Наш "доклад" ценен конкретными предложениями — и по закону о банкротстве, и по закону о недрах, и по деятельности РФФИ; мы предлагаем свои условия и услуги по предприватизационной проверке проведения тендеров, конкурсов, потому что впереди у нас земля, недра, железные дороги, РАО ЕЭС, много чего. И смотрите, с нашим участием совсем по-другому прошла приватизация Магнитки, и сумма другая. До этого 6% ЛУКОЙЛа. Ну по "Славнефти", к сожалению, мы определенную сумму потеряли, но $1,7 млрд все-таки страна получила. Вот для чего был сделан доклад.
— Опыт, осуждаемый в вашем докладе, используется и сейчас. Продажа "Юганскнефтегаза" — чем не залоговый аукцион наоборот? Цель заключалась в том, чтобы вернуть государству недоплаченные ЮКОСом налоги, правильно?
— Правильно.— Пока западные банки были готовы кредитовать "Газпром", была надежда, что это получится. Потом хьюстонский суд их испугал, банки отошли в сторону. Откуда взялись деньги, если они вообще появились? Похоже, от государства. Тогда государство из одного кармана перекладывает деньги в другой и получает "Юганскнефтегаз" на тарелочке с голубой каемочкой.

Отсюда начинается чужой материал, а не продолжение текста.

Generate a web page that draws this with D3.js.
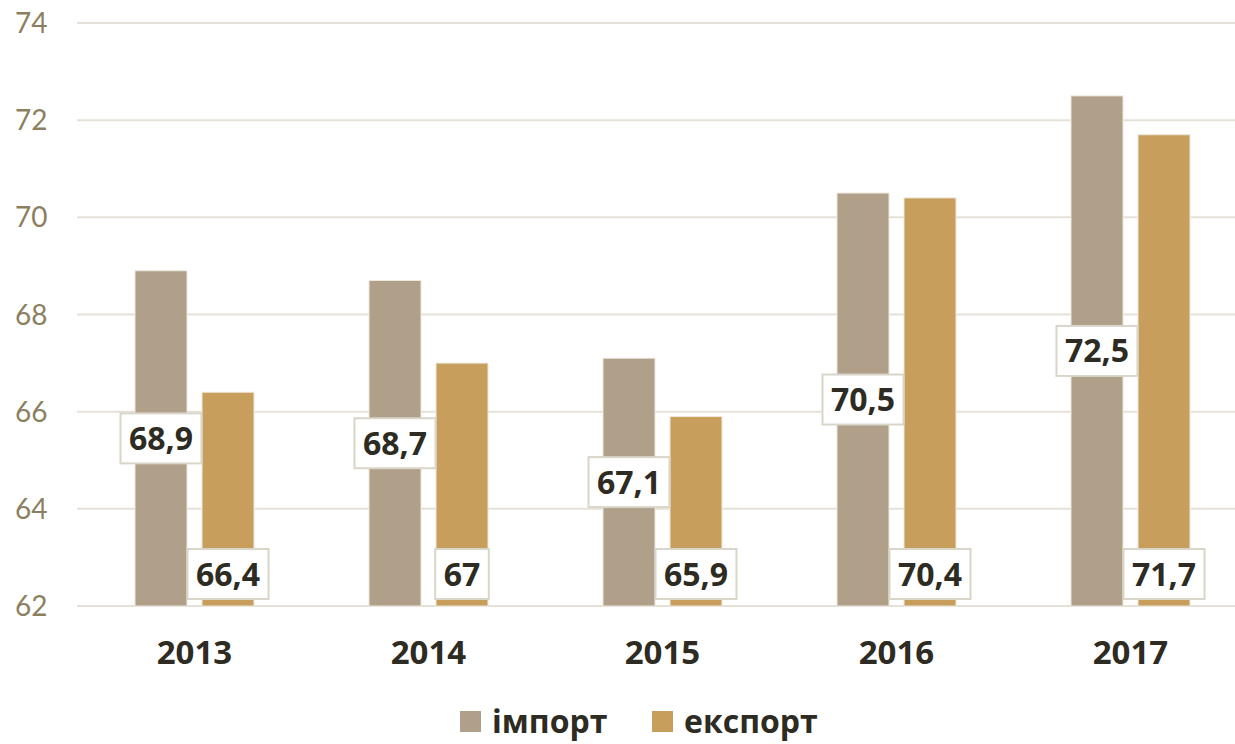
<!DOCTYPE html>
<html>
<head>
<meta charset="utf-8">
<script src="https://cdn.jsdelivr.net/npm/d3@7"></script>
<style>
  body { margin: 0; background: #fff; }
  .tick-label { font-family: Lato, "Open Sans", sans-serif; font-size: 28px; fill: #8c7f5f; }
  .year-label { font-family: "Open Sans", sans-serif; font-weight: 700; font-size: 33px; fill: #2d2b22; }
  .value-label { font-family: "Open Sans", sans-serif; font-weight: 700; font-size: 32px; fill: #2d2b22; }
  .legend-label { font-family: "Open Sans", sans-serif; font-weight: 700; font-size: 32px; fill: #2d2b22; }
</style>
</head>
<body>
<div id="chart"></div>
<script>
var years = ["2013", "2014", "2015", "2016", "2017"];
var importValues = [68.9, 68.7, 67.1, 70.5, 72.5];
var exportValues = [66.4, 67, 65.9, 70.4, 71.7];
var seriesNames = ["імпорт", "експорт"];
var seriesColors = ["#b09f89", "#c89e5c"];
var yTicks = [62, 64, 66, 68, 70, 72, 74];

var width = 1235, height = 744;
var margin = { top: 23, left: 77, bottom: 138 };

var svg = d3.select("#chart").append("svg")
    .attr("width", width)
    .attr("height", height);

var x = d3.scaleBand()
    .domain(years)
    .range([margin.left + 0.5, margin.left + 0.5 + 234 * 5])
    .paddingInner(0)
    .paddingOuter(0);

var y = d3.scaleLinear()
    .domain([62, 74])
    .range([height - margin.bottom, margin.top]);

// gridlines
svg.append("g").selectAll("line")
    .data(yTicks)
    .enter().append("line")
    .attr("x1", margin.left)
    .attr("x2", width)
    .attr("y1", function(d) { return y(d); })
    .attr("y2", function(d) { return y(d); })
    .attr("stroke", "#e6e1d8")
    .attr("stroke-width", 2);

svg.append("g").selectAll("text")
    .data(yTicks)
    .enter().append("text")
    .attr("class", "tick-label")
    .attr("x", 15)
    .attr("y", function(d) { return y(d) + 10; })
    .text(function(d) { return d; });

var barW = 52, gap = 15;
var data = [];
years.forEach(function(yr, i) {
    data.push({ year: yr, s: 0, value: importValues[i] });
    data.push({ year: yr, s: 1, value: exportValues[i] });
});

function barX(d) {
    var c = x(d.year) + x.bandwidth() / 2;
    return d.s === 0 ? c - gap / 2 - barW : c + gap / 2;
}

svg.append("g").selectAll("rect")
    .data(data)
    .enter().append("rect")
    .attr("x", barX)
    .attr("y", function(d) { return y(d.value); })
    .attr("width", barW)
    .attr("height", function(d) { return y(62) - y(d.value); })
    .attr("fill", function(d) { return seriesColors[d.s]; })
    .attr("stroke", "#ede8df")
    .attr("stroke-width", 1);

// value labels: import in the middle of the bar, export at its base
var fmt = function(v) { return String(v).replace(".", ","); };
var labels = svg.append("g").selectAll("g")
    .data(data)
    .enter().append("g")
    .attr("transform", function(d) {
        var cx = barX(d) + barW / 2;
        var cy = d.s === 0 ? (y(d.value) + y(62)) / 2 : y(62) - 32;
        return "translate(" + cx + "," + cy + ")";
    });

labels.append("text")
    .attr("class", "value-label")
    .attr("text-anchor", "middle")
    .attr("dy", "0.36em")
    .text(function(d) { return fmt(d.value); });

labels.each(function() {
    var g = d3.select(this);
    var bb = g.select("text").node().getBBox();
    var padX = 8.5;
    g.insert("rect", "text")
        .attr("x", bb.x - padX)
        .attr("y", -25)
        .attr("width", bb.width + padX * 2)
        .attr("height", 50)
        .attr("fill", "#fff")
        .attr("stroke", "#d9d5c9")
        .attr("stroke-width", 2);
});

// year labels
svg.append("g").selectAll("text")
    .data(years)
    .enter().append("text")
    .attr("class", "year-label")
    .attr("text-anchor", "middle")
    .attr("x", function(d) { return x(d) + x.bandwidth() / 2; })
    .attr("y", 664)
    .text(function(d) { return d; });

// legend
var legendX = [460, 652];
var legend = svg.append("g").selectAll("g")
    .data(seriesNames)
    .enter().append("g")
    .attr("transform", function(d, i) { return "translate(" + legendX[i] + ",711)"; });

legend.append("rect")
    .attr("width", 21)
    .attr("height", 21)
    .attr("fill", function(d, i) { return seriesColors[i]; });

legend.append("text")
    .attr("class", "legend-label")
    .attr("x", 32)
    .attr("y", 22)
    .text(function(d) { return d; });
</script>
</body>
</html>
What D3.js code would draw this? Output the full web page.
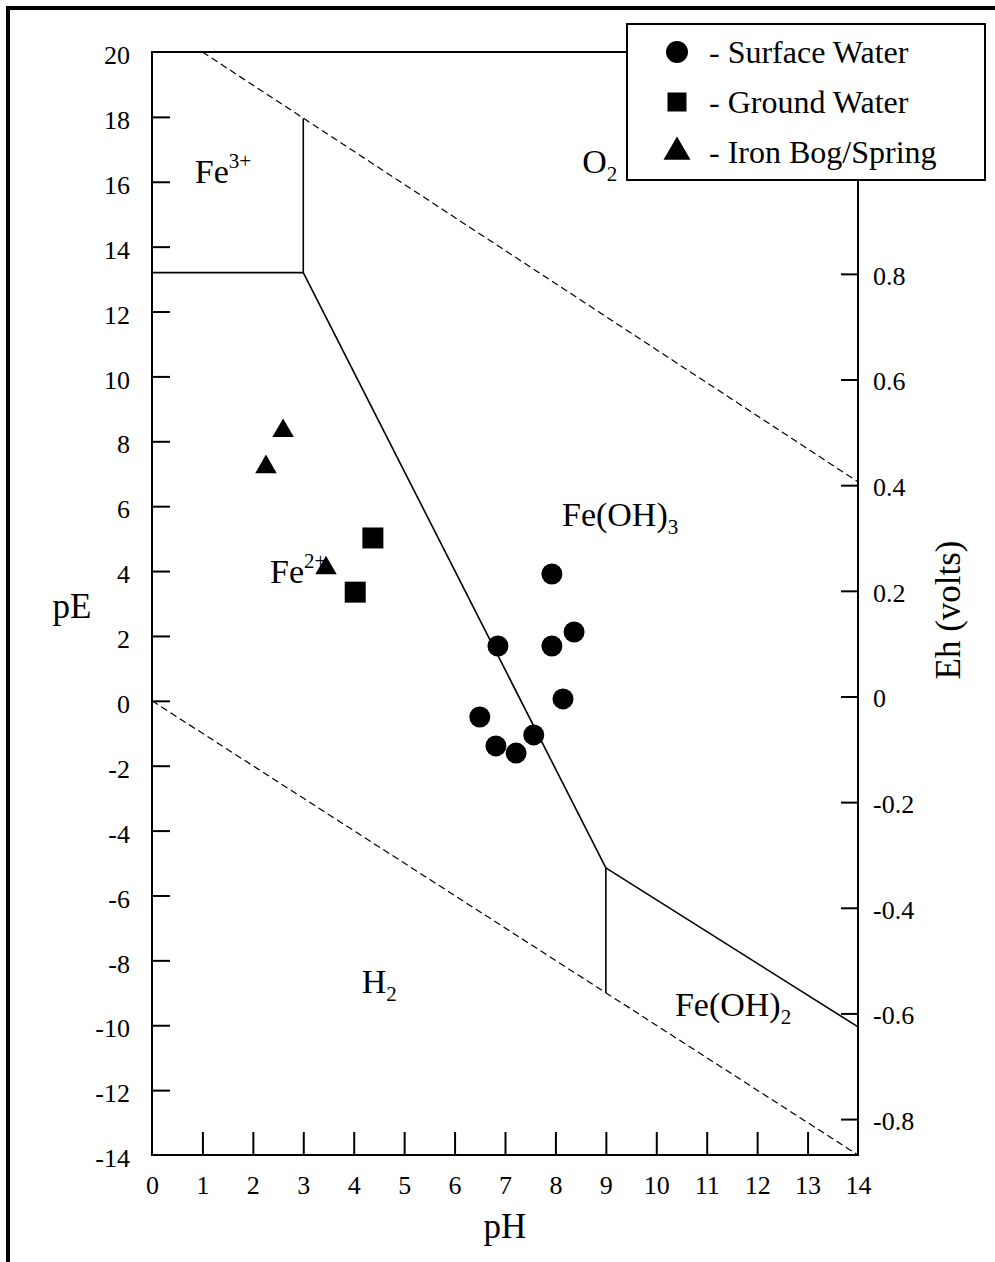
<!DOCTYPE html>
<html>
<head>
<meta charset="utf-8">
<script src="https://cdn.jsdelivr.net/npm/d3@7"></script>
<style>
  body { margin: 0; background: #fff; }
  svg text { font-family: "Liberation Serif", "Times New Roman", serif; fill: #000; }
</style>
</head>
<body>
<svg></svg>
<script>
// pH / pE axis ticks and the Eh ticks on the right
var phTicks = d3.range(0, 15);
var peTicks = d3.range(-14, 21, 2);
var ehTicks = [-0.8, -0.6, -0.4, -0.2, 0, 0.2, 0.4, 0.6, 0.8];

// samples, [pH, pE]
var surfaceWater = [[7.93, 3.91], [6.86, 1.69], [7.93, 1.69], [8.37, 2.12], [8.15, 0.06],
  [6.50, -0.50], [7.57, -1.05], [6.82, -1.39], [7.22, -1.61]];
var groundWater = [[4.38, 5.02], [4.03, 3.35]];
var ironBog = [[2.60, 8.32], [2.26, 7.21], [3.45, 4.09]];

// water stability limits (dashed) and iron boundaries (solid)
var waterLines = [
  [[1, 20], [14, 6.75]],
  [[0, 0], [14, -14]]
];
var ironLines = [
  [[0, 13.2], [3, 13.2]],
  [[3, 13.2], [3, 17.95]],
  [[3, 13.2], [9, -5.15]],
  [[9, -5.15], [9, -9]],
  [[9, -5.15], [14, -10.05]]
];

// field labels: text, superscript / subscript, pH, pE
var fieldLabels = [
  { main: 'Fe', sup: '3+', ph: 0.85, pe: 15.96 },
  { main: 'O', sub: '2', ph: 8.53, pe: 16.27 },
  { main: 'Fe(OH)', sub: '3', ph: 8.13, pe: 5.39 },
  { main: 'Fe', sup: '2+', ph: 2.34, pe: 3.63 },
  { main: 'H', sub: '2', ph: 4.16, pe: -9.01 },
  { main: 'Fe(OH)', sub: '2', ph: 10.37, pe: -9.72 }
];

var legendItems = ['- Surface Water', '- Ground Water', '- Iron Bog/Spring'];

var W = 995, H = 1262;
var svg = d3.select('svg').attr('width', W).attr('height', H);

// outer frame (only top and left edges are inside the picture)
svg.append('rect')
  .attr('x', 8).attr('y', 8).attr('width', 1100).attr('height', 1400)
  .attr('fill', 'none').attr('stroke', '#000').attr('stroke-width', 4);

var x = d3.scaleLinear().domain([0, 14]).range([152, 858]);
var y = d3.scaleLinear().domain([-14, 20]).range([1155, 52]);
var eh = d3.scaleLinear().domain([-0.868, 1.22]).range([1155, 52]);

var line = d3.line().x(function(d) { return x(d[0]); }).y(function(d) { return y(d[1]); });

// dashed water lines
svg.append('g').selectAll('path')
  .data(waterLines)
  .enter().append('path')
  .attr('d', line)
  .attr('fill', 'none').attr('stroke', '#000').attr('stroke-width', 1.2)
  .attr('stroke-dasharray', '7,4');

// iron boundaries
svg.append('g').selectAll('path')
  .data(ironLines)
  .enter().append('path')
  .attr('d', line)
  .attr('fill', 'none').attr('stroke', '#000').attr('stroke-width', 1.6);

// axes
function tidy(g) {
  g.select('.domain').remove();
  g.selectAll('.tick line').attr('stroke', '#000').attr('stroke-width', 2);
  g.selectAll('.tick text').attr('fill', '#000');
}

var left = svg.append('g').attr('transform', 'translate(152,0)')
  .call(d3.axisLeft(y).tickValues(peTicks).tickSize(-18).tickPadding(22).tickFormat(function(d) { return String(d); }))
  .attr('font-size', 26).attr('font-family', null);
tidy(left);
left.selectAll('.tick text').attr('dy', '0.45em');
left.selectAll('.tick line').filter(function(d) { return d === 20 || d === -14; }).remove();

var bottom = svg.append('g').attr('transform', 'translate(0,1155)')
  .call(d3.axisBottom(x).tickValues(phTicks).tickSize(-23).tickPadding(21))
  .attr('font-size', 26).attr('font-family', null);
tidy(bottom);
bottom.selectAll('.tick line').filter(function(d) { return d === 0 || d === 14; }).remove();

var right = svg.append('g').attr('transform', 'translate(858,0)')
  .call(d3.axisRight(eh).tickValues(ehTicks).tickSize(-17).tickPadding(15)
    .tickFormat(function(d) { return d === 0 ? '0' : d.toFixed(1); }))
  .attr('font-size', 26).attr('font-family', null);
tidy(right);
right.selectAll('.tick text').attr('dy', '0.4em');

// plot box
svg.append('rect')
  .attr('x', x(0)).attr('y', y(20))
  .attr('width', x(14) - x(0)).attr('height', y(-14) - y(20))
  .attr('fill', 'none').attr('stroke', '#000').attr('stroke-width', 2);

// axis titles
svg.append('text').attr('x', 72).attr('y', 618).attr('text-anchor', 'middle')
  .attr('font-size', 35).text('pE');
svg.append('text').attr('x', 505).attr('y', 1238).attr('text-anchor', 'middle')
  .attr('font-size', 35).text('pH');
svg.append('text').attr('transform', 'translate(960,610) rotate(-90)').attr('text-anchor', 'middle')
  .attr('font-size', 35).text('Eh (volts)');

// field labels
var lab = svg.append('g').selectAll('text')
  .data(fieldLabels)
  .enter().append('text')
  .attr('x', function(d) { return x(d.ph); })
  .attr('y', function(d) { return y(d.pe); })
  .attr('font-size', 34);
lab.append('tspan').text(function(d) { return d.main; });
lab.filter(function(d) { return d.sup; }).append('tspan')
  .attr('dy', -15).attr('font-size', 21).text(function(d) { return d.sup; });
lab.filter(function(d) { return d.sub; }).append('tspan')
  .attr('dy', 8).attr('font-size', 21).text(function(d) { return d.sub; });

// samples
var pts = svg.append('g');
pts.selectAll('circle')
  .data(surfaceWater)
  .enter().append('circle')
  .attr('cx', function(d) { return x(d[0]); })
  .attr('cy', function(d) { return y(d[1]); })
  .attr('r', 10.5).attr('fill', '#000');

pts.selectAll('path.sq')
  .data(groundWater)
  .enter().append('path').attr('class', 'sq')
  .attr('d', d3.symbol().type(d3.symbolSquare).size(441))
  .attr('transform', function(d) { return 'translate(' + x(d[0]) + ',' + y(d[1]) + ')'; })
  .attr('fill', '#000');

pts.selectAll('path.tri')
  .data(ironBog)
  .enter().append('path').attr('class', 'tri')
  .attr('d', d3.symbol().type(d3.symbolTriangle).size(200))
  .attr('transform', function(d) { return 'translate(' + x(d[0]) + ',' + y(d[1]) + ')'; })
  .attr('fill', '#000');

// legend
var legend = svg.append('g').attr('transform', 'translate(627,24)');
legend.append('rect').attr('width', 358).attr('height', 156)
  .attr('fill', '#fff').attr('stroke', '#000').attr('stroke-width', 2);

var symbols = [
  d3.symbol().type(d3.symbolCircle).size(380),
  d3.symbol().type(d3.symbolSquare).size(361),
  d3.symbol().type(d3.symbolTriangle).size(316)
];
var row = legend.selectAll('g.row')
  .data(legendItems)
  .enter().append('g').attr('class', 'row')
  .attr('transform', function(d, i) { return 'translate(0,' + (28 + i * 50) + ')'; });
row.append('path')
  .attr('d', function(d, i) { return symbols[i](); })
  .attr('transform', 'translate(50,0)')
  .attr('fill', '#000');
row.append('text').attr('x', 82).attr('y', 11)
  .attr('font-size', 32).text(function(d) { return d; });
</script>
</body>
</html>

Это и есть залоговый аукцион наоборот.
— Тогда я процитирую президента, а он сказал: если в свое время, в период дикой приватизации, могли столько забрать, почему государство не может вернуть?
— Не пора ли договориться, по каким законам мы живем — по тем, какие принимаем, или по Ветхому завету: око за око, зуб за зуб?
— На самом деле лучше не создавать таких прецедентов, как "Юганскнефтегаз" и как ЮКОС.
— Министр экономического развития Герман Греф сказал, что лучшее, что теперь может сделать государство,— это приватизировать "Роснефть", а потом и "Юганскнефтегаз" реприватизировать.
— Я готов с Германом Оскаровичем пополемизировать. Сейчас заканчиваем проверку "Роснефти", и по ряду показателей она ничем не хуже выглядит, чем моя любимая "Сибнефть". Поэтому пускай поконкурируют.